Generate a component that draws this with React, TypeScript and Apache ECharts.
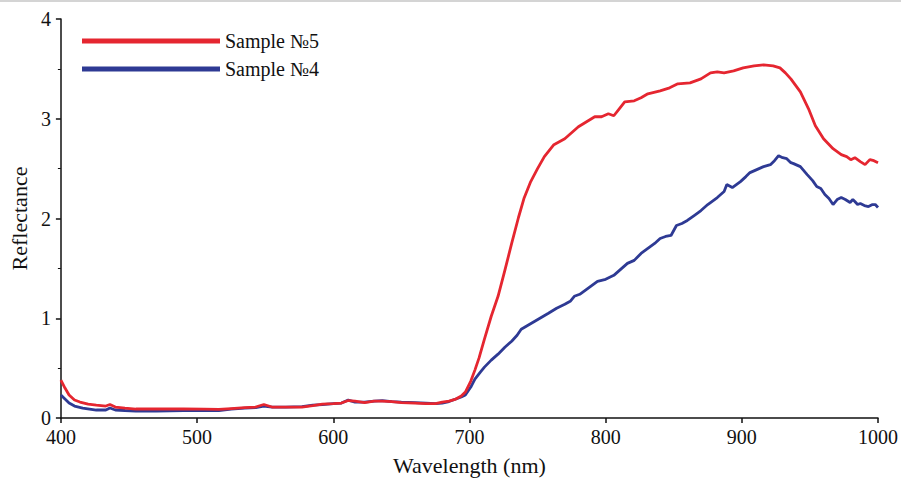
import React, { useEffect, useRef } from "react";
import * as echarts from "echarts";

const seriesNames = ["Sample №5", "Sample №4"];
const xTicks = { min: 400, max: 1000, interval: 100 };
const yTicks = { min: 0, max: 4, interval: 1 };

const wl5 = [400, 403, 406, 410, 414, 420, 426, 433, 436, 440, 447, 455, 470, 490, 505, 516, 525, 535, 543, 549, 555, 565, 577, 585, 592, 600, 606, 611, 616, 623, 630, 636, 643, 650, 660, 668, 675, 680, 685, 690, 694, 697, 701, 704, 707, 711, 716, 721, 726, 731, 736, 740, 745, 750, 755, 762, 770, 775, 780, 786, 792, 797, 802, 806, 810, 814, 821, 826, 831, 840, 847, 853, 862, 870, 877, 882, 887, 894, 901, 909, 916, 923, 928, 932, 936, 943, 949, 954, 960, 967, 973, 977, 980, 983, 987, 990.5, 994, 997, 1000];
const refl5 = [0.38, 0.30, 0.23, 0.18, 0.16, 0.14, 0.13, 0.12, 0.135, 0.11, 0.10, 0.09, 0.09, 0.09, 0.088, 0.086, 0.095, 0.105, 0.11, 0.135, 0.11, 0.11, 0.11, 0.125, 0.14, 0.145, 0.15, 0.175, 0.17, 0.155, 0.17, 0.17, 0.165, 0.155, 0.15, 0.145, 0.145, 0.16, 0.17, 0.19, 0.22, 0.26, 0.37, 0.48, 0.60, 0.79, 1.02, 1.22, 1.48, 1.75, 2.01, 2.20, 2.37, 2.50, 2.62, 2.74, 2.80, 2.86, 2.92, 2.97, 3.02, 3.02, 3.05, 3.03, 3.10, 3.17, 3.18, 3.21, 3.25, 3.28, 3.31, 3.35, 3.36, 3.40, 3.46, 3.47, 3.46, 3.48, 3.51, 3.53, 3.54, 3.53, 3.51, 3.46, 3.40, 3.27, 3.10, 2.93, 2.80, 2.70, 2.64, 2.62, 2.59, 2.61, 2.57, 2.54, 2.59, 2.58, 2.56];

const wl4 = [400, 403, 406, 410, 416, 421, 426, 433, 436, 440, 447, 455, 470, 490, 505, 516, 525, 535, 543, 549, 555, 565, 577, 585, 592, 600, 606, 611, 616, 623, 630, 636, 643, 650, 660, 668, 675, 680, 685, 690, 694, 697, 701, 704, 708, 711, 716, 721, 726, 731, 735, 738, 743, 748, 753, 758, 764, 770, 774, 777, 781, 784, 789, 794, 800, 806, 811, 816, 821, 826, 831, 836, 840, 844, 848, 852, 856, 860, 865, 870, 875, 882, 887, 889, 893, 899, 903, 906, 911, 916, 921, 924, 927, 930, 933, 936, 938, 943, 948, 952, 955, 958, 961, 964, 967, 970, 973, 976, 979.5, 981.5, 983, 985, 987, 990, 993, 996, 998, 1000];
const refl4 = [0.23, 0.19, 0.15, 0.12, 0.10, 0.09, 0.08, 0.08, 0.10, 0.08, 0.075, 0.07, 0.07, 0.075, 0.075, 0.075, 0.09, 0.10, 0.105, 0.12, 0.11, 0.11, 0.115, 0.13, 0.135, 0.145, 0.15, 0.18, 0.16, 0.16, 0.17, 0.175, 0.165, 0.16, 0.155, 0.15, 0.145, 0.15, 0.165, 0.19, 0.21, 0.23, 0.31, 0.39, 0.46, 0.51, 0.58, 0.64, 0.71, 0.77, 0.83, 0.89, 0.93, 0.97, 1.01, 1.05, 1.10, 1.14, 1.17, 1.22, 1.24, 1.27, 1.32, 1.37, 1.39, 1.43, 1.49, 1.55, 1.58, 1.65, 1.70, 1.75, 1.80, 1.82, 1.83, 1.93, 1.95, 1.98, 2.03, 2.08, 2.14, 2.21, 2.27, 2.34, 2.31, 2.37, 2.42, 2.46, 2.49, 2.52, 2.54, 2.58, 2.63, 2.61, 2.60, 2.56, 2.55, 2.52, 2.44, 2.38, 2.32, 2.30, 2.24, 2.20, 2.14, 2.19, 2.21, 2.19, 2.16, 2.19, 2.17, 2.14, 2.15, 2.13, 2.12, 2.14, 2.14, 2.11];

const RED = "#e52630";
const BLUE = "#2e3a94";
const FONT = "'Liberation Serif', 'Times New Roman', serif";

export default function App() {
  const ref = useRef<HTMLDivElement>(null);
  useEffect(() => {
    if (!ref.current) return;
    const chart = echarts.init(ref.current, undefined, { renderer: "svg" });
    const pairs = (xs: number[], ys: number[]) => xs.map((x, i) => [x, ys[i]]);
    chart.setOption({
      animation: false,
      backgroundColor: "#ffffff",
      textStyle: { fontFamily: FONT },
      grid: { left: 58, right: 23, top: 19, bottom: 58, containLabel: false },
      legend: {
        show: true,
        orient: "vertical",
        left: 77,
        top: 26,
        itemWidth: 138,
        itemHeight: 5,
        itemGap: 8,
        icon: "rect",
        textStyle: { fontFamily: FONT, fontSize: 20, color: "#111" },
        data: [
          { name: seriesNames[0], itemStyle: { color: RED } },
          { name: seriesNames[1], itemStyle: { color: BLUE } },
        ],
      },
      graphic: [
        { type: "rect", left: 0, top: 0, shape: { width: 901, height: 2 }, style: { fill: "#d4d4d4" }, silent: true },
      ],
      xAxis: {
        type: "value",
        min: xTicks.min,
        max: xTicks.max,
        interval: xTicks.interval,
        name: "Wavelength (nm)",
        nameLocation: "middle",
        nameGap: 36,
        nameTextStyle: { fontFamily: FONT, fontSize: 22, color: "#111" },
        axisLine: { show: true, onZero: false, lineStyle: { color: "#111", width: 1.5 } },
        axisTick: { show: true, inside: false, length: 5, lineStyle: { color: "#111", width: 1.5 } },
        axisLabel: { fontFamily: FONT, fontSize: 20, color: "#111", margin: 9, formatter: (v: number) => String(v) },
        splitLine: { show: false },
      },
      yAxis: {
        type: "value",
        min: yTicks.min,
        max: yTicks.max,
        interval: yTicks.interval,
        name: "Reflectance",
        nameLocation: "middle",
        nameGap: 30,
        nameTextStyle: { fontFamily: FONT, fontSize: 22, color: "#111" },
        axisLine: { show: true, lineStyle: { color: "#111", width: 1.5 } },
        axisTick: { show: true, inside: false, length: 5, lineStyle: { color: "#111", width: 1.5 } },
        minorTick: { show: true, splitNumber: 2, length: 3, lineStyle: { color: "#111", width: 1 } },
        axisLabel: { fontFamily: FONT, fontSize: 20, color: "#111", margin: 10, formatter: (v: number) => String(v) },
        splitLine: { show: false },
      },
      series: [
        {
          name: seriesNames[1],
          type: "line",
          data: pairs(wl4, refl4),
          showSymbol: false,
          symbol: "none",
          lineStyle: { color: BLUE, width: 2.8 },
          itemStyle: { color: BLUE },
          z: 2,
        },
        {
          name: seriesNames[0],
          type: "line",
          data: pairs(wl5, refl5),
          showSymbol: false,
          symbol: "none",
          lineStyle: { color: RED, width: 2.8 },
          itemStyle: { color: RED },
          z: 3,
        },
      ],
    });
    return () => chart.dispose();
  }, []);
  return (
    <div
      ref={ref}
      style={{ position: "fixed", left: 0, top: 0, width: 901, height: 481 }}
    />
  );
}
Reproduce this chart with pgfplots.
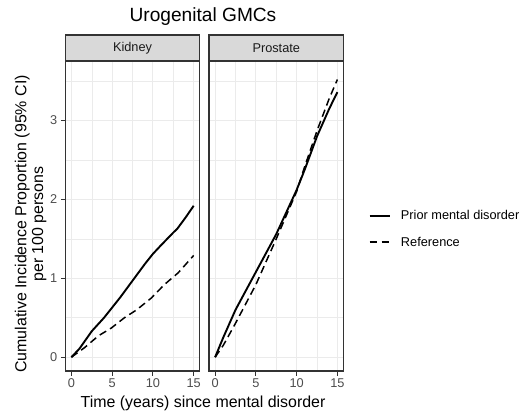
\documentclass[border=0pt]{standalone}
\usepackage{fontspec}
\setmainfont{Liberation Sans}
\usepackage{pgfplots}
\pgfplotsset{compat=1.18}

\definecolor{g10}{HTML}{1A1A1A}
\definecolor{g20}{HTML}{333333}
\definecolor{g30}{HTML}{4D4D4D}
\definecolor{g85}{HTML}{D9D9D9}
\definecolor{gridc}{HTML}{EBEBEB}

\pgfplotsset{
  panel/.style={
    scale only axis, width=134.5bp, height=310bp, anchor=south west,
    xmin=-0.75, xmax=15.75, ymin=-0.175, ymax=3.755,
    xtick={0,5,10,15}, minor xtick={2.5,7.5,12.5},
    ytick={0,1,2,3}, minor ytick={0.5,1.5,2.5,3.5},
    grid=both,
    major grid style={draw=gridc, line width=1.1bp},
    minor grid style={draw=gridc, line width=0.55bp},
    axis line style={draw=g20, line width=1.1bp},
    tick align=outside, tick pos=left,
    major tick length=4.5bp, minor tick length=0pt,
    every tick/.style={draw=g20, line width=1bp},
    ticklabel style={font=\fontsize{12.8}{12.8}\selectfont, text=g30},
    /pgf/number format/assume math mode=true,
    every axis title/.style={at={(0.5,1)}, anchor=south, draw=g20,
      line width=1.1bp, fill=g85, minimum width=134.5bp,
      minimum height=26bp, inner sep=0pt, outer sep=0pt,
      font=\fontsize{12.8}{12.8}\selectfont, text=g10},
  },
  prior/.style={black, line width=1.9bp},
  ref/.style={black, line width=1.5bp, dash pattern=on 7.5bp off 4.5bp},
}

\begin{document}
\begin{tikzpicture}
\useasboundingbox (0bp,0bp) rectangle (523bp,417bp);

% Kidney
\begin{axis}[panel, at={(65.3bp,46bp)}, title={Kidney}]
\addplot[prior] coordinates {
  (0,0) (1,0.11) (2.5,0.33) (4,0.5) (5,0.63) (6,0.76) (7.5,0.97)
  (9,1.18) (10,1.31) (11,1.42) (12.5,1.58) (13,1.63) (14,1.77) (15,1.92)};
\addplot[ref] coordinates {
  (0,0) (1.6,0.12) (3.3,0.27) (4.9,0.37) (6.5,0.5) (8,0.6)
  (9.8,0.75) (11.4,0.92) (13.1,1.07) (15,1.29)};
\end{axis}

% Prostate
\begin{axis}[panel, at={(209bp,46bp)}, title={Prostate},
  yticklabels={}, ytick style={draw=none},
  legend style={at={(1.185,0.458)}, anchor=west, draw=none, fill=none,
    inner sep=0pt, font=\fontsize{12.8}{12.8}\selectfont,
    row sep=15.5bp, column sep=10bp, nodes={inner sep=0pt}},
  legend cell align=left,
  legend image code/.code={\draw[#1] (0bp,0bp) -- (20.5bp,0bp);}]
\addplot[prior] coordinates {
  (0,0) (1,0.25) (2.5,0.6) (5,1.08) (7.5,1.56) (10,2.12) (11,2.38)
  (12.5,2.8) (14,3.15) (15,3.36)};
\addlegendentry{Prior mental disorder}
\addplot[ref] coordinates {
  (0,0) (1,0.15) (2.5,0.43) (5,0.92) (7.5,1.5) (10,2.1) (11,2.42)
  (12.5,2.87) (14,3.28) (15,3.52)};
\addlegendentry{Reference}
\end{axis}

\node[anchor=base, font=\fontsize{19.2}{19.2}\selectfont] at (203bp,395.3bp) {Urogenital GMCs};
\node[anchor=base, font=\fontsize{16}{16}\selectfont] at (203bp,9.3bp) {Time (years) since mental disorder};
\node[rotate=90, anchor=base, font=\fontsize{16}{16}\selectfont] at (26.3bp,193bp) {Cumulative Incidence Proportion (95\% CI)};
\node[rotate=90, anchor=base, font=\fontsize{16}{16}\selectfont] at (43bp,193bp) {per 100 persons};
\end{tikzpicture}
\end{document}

* Set task *
Your task is to return the lines above, from the first one up to and including the line containing "4, interval: 1", minus any pictures.

* Response *
Generate a component that draws this with React, TypeScript and Apache ECharts.
import React, { useEffect, useRef } from "react";
import * as echarts from "echarts";

const seriesNames = ["Sample №5", "Sample №4"];
const xTicks = { min: 400, max: 1000, interval: 100 };
const yTicks = { min: 0, max: 4, interval: 1 };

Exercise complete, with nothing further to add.